Em paralelo, seria recomendável mudar a dinâmica dos turnos, diz ele. “Da maneira como a carga horária é distribuída hoje, a rotina do agente fica comprometida no sono, na alimentação e no convívio familiar. E não há muita clareza a respeito do pagamento de adicional para as atividades realizadas em períodos noturnos”.

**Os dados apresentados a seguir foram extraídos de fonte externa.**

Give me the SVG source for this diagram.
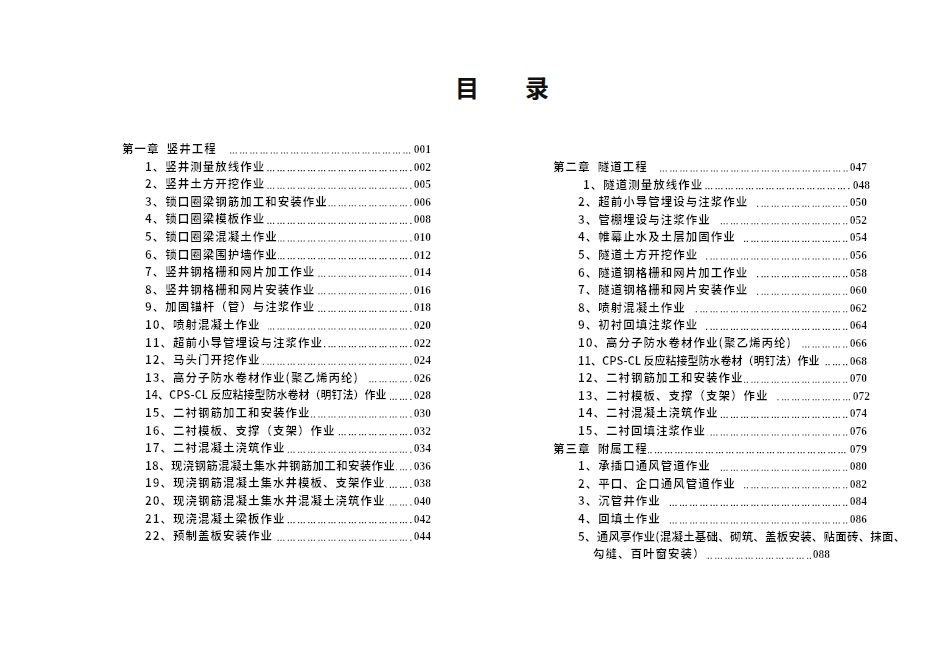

Já Olavo Mendonça aponta que em primeiro lugar, o efetivo precisa ser bem remunerado, bem treinado e bem equipado. “Para além disso, o Brasil precisa fazer os criminosos cumprirem pena, conter o consumo de drogas e parar de criminalizar a atividade policial. Todas essas mudanças precisam ser ancoradas por uma política pública decisiva, enfática, que coloque o criminoso dentro de uma perspectiva de que ele é o agente desestabilizador da sociedade, e não o policial”, diz o tenente-coronel.
Anuário da Segurança Pública revisou dados de mortes de 2023
O aumento drástico em mortes de policiais no último ano é resultado da comparação dos dados apresentados no relatório atual do Anuário Brasileiro de Segurança Pública com o documento publicado no ano anterior.
Mas a edição mais recente do estudo aponta para uma conclusão diferente: com base em dados modificados a respeito de 2023, que indicam 178 mortes violentas e 137 suicídios, estipula que teria havido uma redução no total das mortes policiais no Brasil, tanto por confronto em serviço e fora de serviço, quanto por suicídio. Em outras palavras, no relatório deste ano o FBSP aumentou os números de mortes que teriam ocorrido em 2023.
O coronel da reserva da PM da Paraíba Onivan Elias de Oliveira, doutor em Ciências Policiais de Segurança e Ordem Pública, explica que esse ajuste nas estimativas é comum. “Em todos os anuários existe uma atualização, com base no andamento das investigações que aconteceram depois da publicação. O problema, no caso deste levantamento, é outro: muitos estados simplesmente não fornecem informações, o que indica que os dados são subnotificados”, diz o oficial.